Amazon is set to speed up Jeff Bezos’ march into U.K. food shopping by opening two more grocery stores. The first, with its signature “just walk out” / “just let us surveil you in minute detail” experience, opened under the Amazon Fresh name in Ealing two weeks ago. In the U.S., the stores go by “Amazon Go.”
The second has already opened in Wembley Park in a new-build housing area; the third is set to take over the Mall on Upper Street — the large former tramshed that sits almost in the middle of the main road — according to Hot Dinners. The Islington Gazette reported that its premise license holder, who could not be identified, intended to “sell alcohol at a new ‘grocery and home goods’ store in February.
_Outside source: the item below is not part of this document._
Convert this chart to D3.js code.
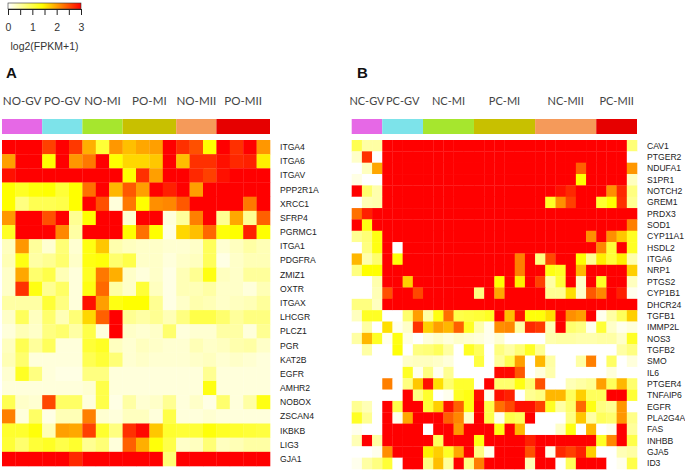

The stores are small convenience grocery shops by any other measure — Amazon-branded sandwiches, snacks, and pizzas sit alongside common supermarket brands, with modest in-store bakeries, fruit and vegetables, and in one major deviation, Amazon e-readers. The Ealing store opened directly opposite a Morrison’s supermarket, with whom Amazon has a partnership. This is a signal of both the company’s confidence and the stores’ current positioning — they are designed to capture small trips, with the lack of squawking self-checkouts the draw over popping into a traditional supermarket, but they’re not really required to “do well.”
As with leveraging its online grocery delivery through Prime subscriptions earlier in the Covid-19 pandemic, this brand profile push on “Fresh” is a long time coming for Amazon. While it launched the food delivery service in 2016, its limited geographical scope, limited existing customer base, and lo-fi approach to letting people know it even existed then left it a blip on the U.K. grocery landscape. COVID-19 has remapped that terrain — searches for “Amazon grocery” spiked as supermarket delivery slots became the most precious of commodities in late March and through April — but the thing is, Amazon doesn’t especially need to care either way.
Unlike supermarkets, grocers, corner shops, and the restaurant suppliers and actual restaurants that leveraged delivery in the last twelve months, Amazon Fresh had no need to make money in its new marketplace. Online grocery services are more expensive than in-store shopping for all of those competitors. In — nearly — eliminating labour costs at these new stores, it’s playing a similar game.
Much like Jeff Bezos, it’s baldly optimised; more soon on whether or not it actually catches on.